Sì, no, astensione: queste le alternative che oggi e domani al Consiglio europeo si spalancano davanti a Giorgia Meloni nella partita sulle nomine dei vertici comunitari. Una partita da cui è stata completamente tagliata fuori.
Checché il presidente della Repubblica non lo ritenga corretto. “Non si può prescindere dall’Italia”, ha detto Sergio Mattarella, nel corso della colazione di lavoro al Quirinale con la premier ed alcuni ministri, in vista del Consiglio europeo.

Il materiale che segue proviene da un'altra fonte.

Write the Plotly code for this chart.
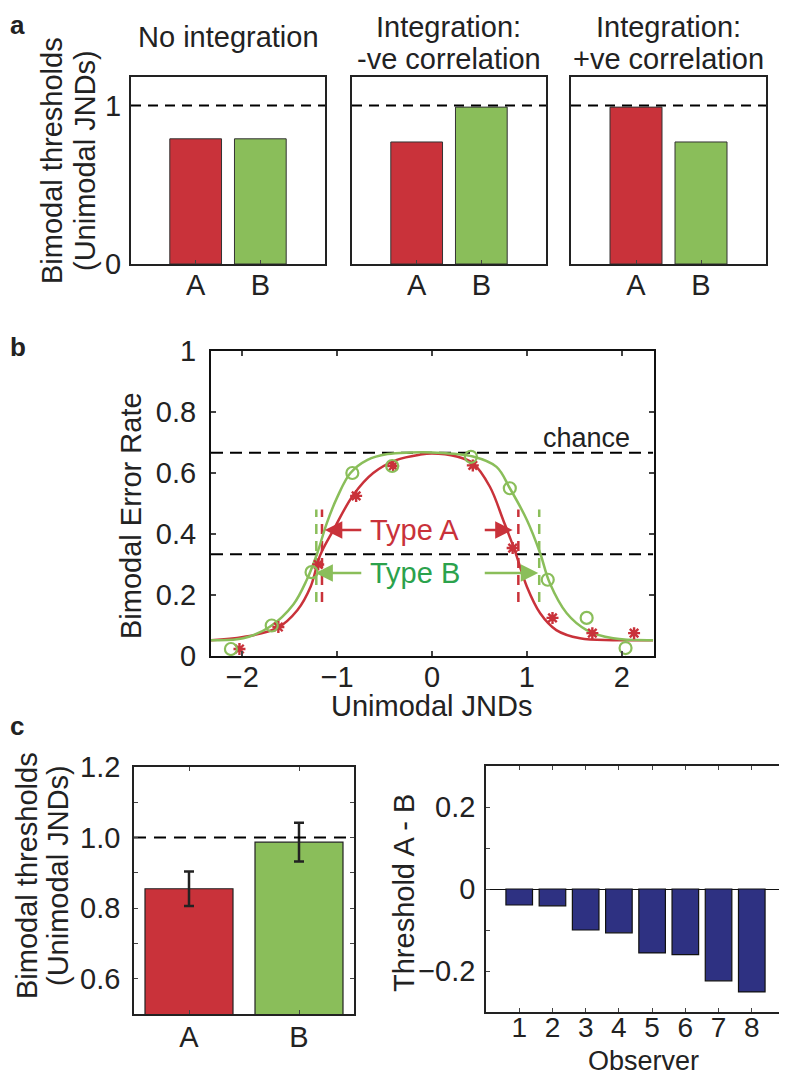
import plotly.graph_objects as go

W, H = 787, 1074
OFF = 8  # page body margin in the browser

# ---------------- data ----------------
# Panel a
a_titles = [["No integration"], ["Integration:", "-ve correlation"], ["Integration:", "+ve correlation"]]
a_cats = ["A", "B"]
a_vals = [[0.79, 0.79], [0.77, 0.99], [0.99, 0.77]]

# Panel b: fitted curves
red_curve_x = [-2.33, -1.99, -1.63, -1.42, -1.28, -1.18, -1.04, -0.83, -0.62, -0.37, -0.13, 0.0,
               0.26, 0.43, 0.61, 0.75, 0.87, 1.0, 1.14, 1.31, 1.56, 1.91, 2.33]
red_curve_y = [0.052, 0.062, 0.092, 0.15, 0.227, 0.33, 0.413, 0.528, 0.60, 0.643, 0.66, 0.664,
               0.654, 0.632, 0.555, 0.446, 0.348, 0.227, 0.14, 0.085, 0.058, 0.052, 0.052]
green_curve_x = [-2.33, -1.99, -1.71, -1.46, -1.32, -1.21, -1.11, -1.0, -0.86, -0.68, -0.47, -0.23, 0.0,
                 0.43, 0.68, 0.82, 1.0, 1.14, 1.24, 1.42, 1.63, 1.91, 2.33]
green_curve_y = [0.052, 0.058, 0.096, 0.17, 0.25, 0.337, 0.435, 0.52, 0.60, 0.643, 0.662, 0.667, 0.667,
                 0.654, 0.62, 0.55, 0.446, 0.337, 0.24, 0.14, 0.085, 0.058, 0.052]
# observed points
red_pts_x = [-2.03, -1.62, -1.2, -0.8, -0.41, 0.43, 0.85, 1.27, 1.69, 2.13]
red_pts_y = [0.023, 0.095, 0.30, 0.525, 0.623, 0.625, 0.354, 0.125, 0.075, 0.075]
green_pts_x = [-2.12, -1.69, -1.27, -0.84, -0.42, 0.41, 0.82, 1.22, 1.63, 2.04]
green_pts_y = [0.023, 0.10, 0.275, 0.60, 0.623, 0.653, 0.55, 0.25, 0.125, 0.026]
chance_level = 2 / 3
threshold_level = 1 / 3
red_thresholds = [-1.16, 0.91]
green_thresholds = [-1.22, 1.13]

# Panel c
c_cats = ["A", "B"]
c_vals = [0.855, 0.987]
c_err = [0.049, 0.055]
observers = [1, 2, 3, 4, 5, 6, 7, 8]
diff_vals = [-0.039, -0.041, -0.100, -0.107, -0.156, -0.160, -0.224, -0.251]

# ---------------- style ----------------
RED = "#c9323a"
GREEN = "#8abe5a"
GREEN_TXT = "#2ba24c"
NAVY = "#2e3182"
TXT = "#222222"
FONT = "Liberation Sans, Arial, Helvetica, sans-serif"
FS = 29


def px_x(p):
    return (p - OFF) / W


def px_y(p):
    return 1 - (p - OFF) / H


fig = go.Figure()

common_axis = dict(showgrid=False, automargin=False, fixedrange=True,
                   tickfont=dict(size=FS, color=TXT, family=FONT))


def ann(xp, yp, text, angle=0, size=FS, bold=False, color=TXT, xanchor="center", yanchor="middle"):
    fig.add_annotation(x=px_x(xp), y=px_y(yp), xref="paper", yref="paper", text=text,
                       textangle=angle, showarrow=False, xanchor=xanchor, yanchor=yanchor,
                       font=dict(size=size, color=color, family=FONT, weight="bold" if bold else "normal"))


# ---------------- panel a ----------------
a_dom_x = [(131, 325), (352, 546), (571, 766)]
a_dom_y = (77, 264)
for i in range(3):
    n = i + 1
    xa = "x" if n == 1 else f"x{n}"
    ya = "y" if n == 1 else f"y{n}"
    fig.add_trace(go.Bar(x=[1, 2], y=a_vals[i], width=0.8,
                         marker=dict(color=[RED, GREEN], line=dict(color="#333333", width=1)),
                         xaxis=xa, yaxis=ya, showlegend=False))
    fig.add_trace(go.Scatter(x=[0, 3], y=[1, 1], mode="lines",
                             line=dict(color="black", width=2, dash="10px,7px"),
                             xaxis=xa, yaxis=ya, showlegend=False))
    xk = "xaxis" if n == 1 else f"xaxis{n}"
    yk = "yaxis" if n == 1 else f"yaxis{n}"
    fig.layout[xk] = dict(domain=[px_x(a_dom_x[i][0]), px_x(a_dom_x[i][1])], range=[0, 3],
                          anchor=ya, tickvals=[1, 2], ticktext=a_cats, ticks="inside", ticklen=4,
                          ticklabelstandoff=-6,
                          showline=True, linecolor="#222", linewidth=2, mirror=True,
                          zeroline=False, **common_axis)
    fig.layout[yk] = dict(domain=[px_y(a_dom_y[1]), px_y(a_dom_y[0])], range=[0, 1.18],
                          anchor=xa, tickvals=[0, 1] if n == 1 else [], ticktext=["0", "1"] if n == 1 else [],
                          ticks="", ticklabelstandoff=2,
                          showline=True, linecolor="#222", linewidth=2, mirror=True,
                          zeroline=False, **common_axis)
    cx = (a_dom_x[i][0] + a_dom_x[i][1]) / 2
    lines = a_titles[i]
    if len(lines) == 1:
        ann(cx, 37, lines[0])
    else:
        ann(cx, 27, lines[0])
        ann(cx, 59, lines[1])

# ---------------- panel b ----------------
fig.add_trace(go.Scatter(x=[-2.33, 2.33], y=[chance_level] * 2, mode="lines",
                         line=dict(color="black", width=2, dash="12px,7px"),
                         xaxis="x4", yaxis="y4", showlegend=False))
fig.add_trace(go.Scatter(x=[-2.33, 2.33], y=[threshold_level] * 2, mode="lines",
                         line=dict(color="black", width=2, dash="12px,7px"),
                         xaxis="x4", yaxis="y4", showlegend=False))
for xv in green_thresholds:
    fig.add_trace(go.Scatter(x=[xv, xv], y=[0.177, 0.48], mode="lines",
                             line=dict(color=GREEN, width=2.5, dash="10px,7px"),
                             xaxis="x4", yaxis="y4", showlegend=False))
for xv in red_thresholds:
    fig.add_trace(go.Scatter(x=[xv, xv], y=[0.177, 0.48], mode="lines",
                             line=dict(color=RED, width=2.5, dash="10px,7px"),
                             xaxis="x4", yaxis="y4", showlegend=False))
fig.add_trace(go.Scatter(x=red_curve_x, y=red_curve_y, mode="lines",
                         line=dict(color=RED, width=2.5, shape="spline", smoothing=1.0),
                         xaxis="x4", yaxis="y4", showlegend=False))
fig.add_trace(go.Scatter(x=green_curve_x, y=green_curve_y, mode="lines",
                         line=dict(color=GREEN, width=2.5, shape="spline", smoothing=1.0),
                         xaxis="x4", yaxis="y4", showlegend=False))
fig.add_trace(go.Scatter(x=red_pts_x, y=red_pts_y, mode="markers",
                         marker=dict(symbol="asterisk-open", size=10, color=RED,
                                     line=dict(color=RED, width=2.4)),
                         xaxis="x4", yaxis="y4", showlegend=False))
fig.add_trace(go.Scatter(x=green_pts_x, y=green_pts_y, mode="markers",
                         marker=dict(symbol="circle-open", size=12, color=GREEN, line=dict(color=GREEN, width=2.2)),
                         xaxis="x4", yaxis="y4", showlegend=False))

fig.layout["xaxis4"] = dict(domain=[px_x(211), px_x(654)], range=[-2.33, 2.34], anchor="y4",
                            tickvals=[-2, -1, 0, 1, 2], ticks="inside", ticklen=5, tickwidth=1.5,
                            ticklabelstandoff=-6,
                            showline=True, linecolor="#111", linewidth=2, mirror="ticks",
                            zeroline=False, **common_axis)
fig.layout["yaxis4"] = dict(domain=[px_y(656), px_y(351)], range=[0, 1], anchor="x4",
                            tickvals=[0, 0.2, 0.4, 0.6, 0.8, 1], ticktext=["0", "0.2", "0.4", "0.6", "0.8", "1"],
                            ticks="inside", ticklen=5, tickwidth=1.5, ticklabelstandoff=7,
                            showline=True, linecolor="#111", linewidth=2, mirror="ticks",
                            zeroline=False, **common_axis)

# arrows
arrow_specs = [
    (-0.73, 0.413, -1.13, RED),
    (0.54, 0.413, 0.85, RED),
    (-0.73, 0.272, -1.23, GREEN),
    (0.54, 0.272, 1.12, GREEN),
]
for tx, yv, hx, col in arrow_specs:
    fig.add_annotation(x=hx, y=yv, ax=tx, ay=yv, xref="x4", yref="y4", axref="x4", ayref="y4",
                       showarrow=True, arrowhead=2, arrowsize=1.4, arrowwidth=2.5, arrowcolor=col, text="")
fig.add_annotation(x=-0.18, y=0.413, xref="x4", yref="y4", text="Type A", showarrow=False,
                   font=dict(size=FS, color=RED, family=FONT))
fig.add_annotation(x=-0.18, y=0.272, xref="x4", yref="y4", text="Type B", showarrow=False,
                   font=dict(size=FS, color=GREEN_TXT, family=FONT))
fig.add_annotation(x=1.63, y=0.715, xref="x4", yref="y4", text="chance", showarrow=False,
                   font=dict(size=FS - 2, color=TXT, family=FONT))

# ---------------- panel c left ----------------
fig.add_trace(go.Bar(x=[1, 2], y=c_vals, width=0.8,
                     marker=dict(color=[RED, GREEN], line=dict(color="#222", width=1.2)),
                     error_y=dict(type="data", array=c_err, color="#222", thickness=2.5, width=5),
                     xaxis="x5", yaxis="y5", showlegend=False))
fig.add_trace(go.Scatter(x=[0.5, 2.5], y=[1, 1], mode="lines",
                         line=dict(color="black", width=2, dash="12px,8px"),
                         xaxis="x5", yaxis="y5", showlegend=False))
fig.layout["xaxis5"] = dict(domain=[px_x(134), px_x(354)], range=[0.5, 2.5], anchor="y5",
                            tickvals=[1, 2], ticktext=c_cats, ticks="inside", ticklen=4,
                            ticklabelstandoff=-4,
                            showline=True, linecolor="#222", linewidth=1.5, mirror="ticks",
                            zeroline=False, **common_axis)
fig.layout["yaxis5"] = dict(domain=[px_y(1014), px_y(767)], range=[0.5, 1.2], anchor="x5",
                            tickvals=[0.6, 0.7, 0.8, 0.9, 1.0, 1.1, 1.2],
                            ticktext=["0.6", "", "0.8", "", "1.0", "", "1.2"],
                            ticks="inside", ticklen=4, ticklabelstandoff=6,
                            showline=True, linecolor="#222", linewidth=1.5, mirror="ticks",
                            zeroline=False, **common_axis)

# ---------------- panel c right ----------------
fig.add_trace(go.Bar(x=observers, y=diff_vals, width=0.8,
                     marker=dict(color=NAVY, line=dict(color="#111", width=1.2)),
                     xaxis="x6", yaxis="y6", showlegend=False))
axis6_common = dict(common_axis)
axis6_common["tickfont"] = dict(size=28, color=TXT, family=FONT)
fig.layout["xaxis6"] = dict(domain=[px_x(486), px_x(785)], range=[0, 9], anchor="y6",
                            tickvals=observers, ticks="inside", ticklen=4, ticklabelstandoff=-10,
                            showline=True, linecolor="#222", linewidth=1.5, mirror="ticks",
                            zeroline=False, **axis6_common)
fig.layout["yaxis6"] = dict(domain=[px_y(1012), px_y(766)], range=[-0.3, 0.3], anchor="x6",
                            tickvals=[-0.2, -0.1, 0, 0.1, 0.2],
                            ticktext=["\u22120.2", "", "0", "", "0.2"],
                            ticks="inside", ticklen=4, ticklabelstandoff=3,
                            showline=True, linecolor="#222", linewidth=1.5, mirror="ticks",
                            zeroline=True, zerolinecolor="#111", zerolinewidth=1.2, **common_axis)

# ---------------- axis titles & panel letters ----------------
ann(52, 161, "Bimodal thresholds", angle=-90)
ann(85, 161, "(Unimodal JNDs)", angle=-90)
ann(131, 516, "Bimodal Error Rate", angle=-90)
ann(432, 706, "Unimodal JNDs")
ann(27, 876, "Bimodal thresholds", angle=-90)
ann(58, 876, "(Unimodal JNDs)", angle=-90)
ann(404, 893, "Threshold A - B", angle=-90)
ann(643, 1061, "Observer", size=27)
ann(OFF, OFF, "a", size=26, bold=True, xanchor="left", yanchor="top")
ann(OFF, 347, "b", size=26, bold=True, xanchor="left")
ann(OFF, 726, "c", size=26, bold=True, xanchor="left")

fig.update_layout(width=W, height=H, margin=dict(l=0, r=0, t=0, b=0, autoexpand=False),
                  paper_bgcolor="white", plot_bgcolor="white",
                  font=dict(family=FONT, size=FS, color=TXT), bargap=0.2)

fig.write_html("out.html")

Ma proprio nel corso delle comunicazioni in Parlamento di Meloni, alla vigilia del vertice, l’orientamento del governo emerso sembra essere fermo sul no o al massimo sull’astensione.
Le invettive di Meloni contro i paesi europei che l’hanno snobbata
Non si possono interpretare in maniera diversa le invettive lanciate dalla premier contro i leader dei paesi europei, dalla Francia alla Germania, che hanno messo a punto l’accordo. Di cui Meloni contesta merito e metodo. Con l’Italia potrebbero dire no anche Slovacchia e Ungheria.
Il blitz di Parigi e Berlino e dei negoziatori europeisti ha allontanato Meloni dalla maggioranza Ursula con un rischio concreto: se all’interno del Consiglio europeo i margini di manovra della premier sono nulli, in Plenaria i voti degli eurodeputati di FdI potrebbero essere decisivi per il bis di von der Leyen.
Fonti Ue hanno spiegato che, fino all’ultimo, sarà cercato un consenso unanime sui top jobs, cercando di escludere Paesi chiave come l’Italia.
L’intesa tra i sei negoziatori – Donald Tusk e Kyriakos Mitsotakis per il Ppe, Pedro Sanchez e Olaf Scholz per i Socialisti, Emmanuel Macron e Mark Rutte per i Liberali – ha avuto anche l’obiettivo di ribadire che le pedine del potere comunitario, a dispetto dell’ascesa delle destre, resta nelle mani dei tre partiti filo-Ue.
Non a caso, nell’annunciarla, i negoziatori hanno sottolineato che è stata siglata “in conformità dei Trattati”.
E i Trattati disciplinano che i tre top jobs siano scelti sulla base del risultato elettorale, senza tener conto di successivi passaggi parlamentari, gli stessi che, nei giorni scorsi, hanno portato il gruppo Ecr a superare Renew e collocarsi al terzo posto all’Eurocamera. Un punto, quest’ultimo, fortemente rivendicato da Meloni.
Il terzetto dei top jobs deciso senza Meloni
Il terzetto individuato dai negoziatori vede Ursula von der Leyen del Ppe alla guida della Commissione Ue, la premier estone liberale Kaja Kallas a cui affidare la politica estera comunitaria. Mentre il socialista portoghese Antonio Costa capitanerebbe i lavori del Consiglio europeo. Un trio al quale con tutta probabilità si dovrebbe affiancare la maltese Roberta Metsola – in quota Ppe – per il bis all’Eurocamera.
Ma appunto sulla carta. Meloni è peraltro stretta tra due fuochi. Rappresentati dai suoi alleati divisi in Europa. Da una parte Forza Italia.
“Domani (oggi, ndr) Meloni parlerà. Sa quale è la nostra posizione, immagino sappia quale sia quella della Lega. Noi voteremo sì al pacchetto attuale, non credo che l’Italia possa votare no”, dice il ministro degli Esteri e vicepremier azzurro Antonio Tajani.
“Bisogna vedere come è la trattativa. Le trattative vere – aggiunge – devono ancora cominciare. È ancora lunga la partita. È chiaro che Meloni deve puntare i piedi. Ha ragione a dire che ci può anche essere una decisione a maggioranza, ma non si può tenere fuori un Paese come l’Italia. Meloni non è solo il capo di Ecr, è anche il presidente del Consiglio di un governo dove c’è anche il Ppe dentro”.
Dall’altra la Lega. “E’ vergognosa l’arroganza dei burocrati europei che in queste ore si stanno spartendo le poltrone nonostante il voto popolare abbia bocciato le politiche di questa commissione. L’inciucio tra popolari e socialisti non può essere il futuro, è un’offesa all’Italia, ai francesi che voteranno tra poco e agli europei che hanno chiesto un cambiamento”, dichiara il vicepremier leghista e ministro delle Infrastrutture, Matteo Salvini.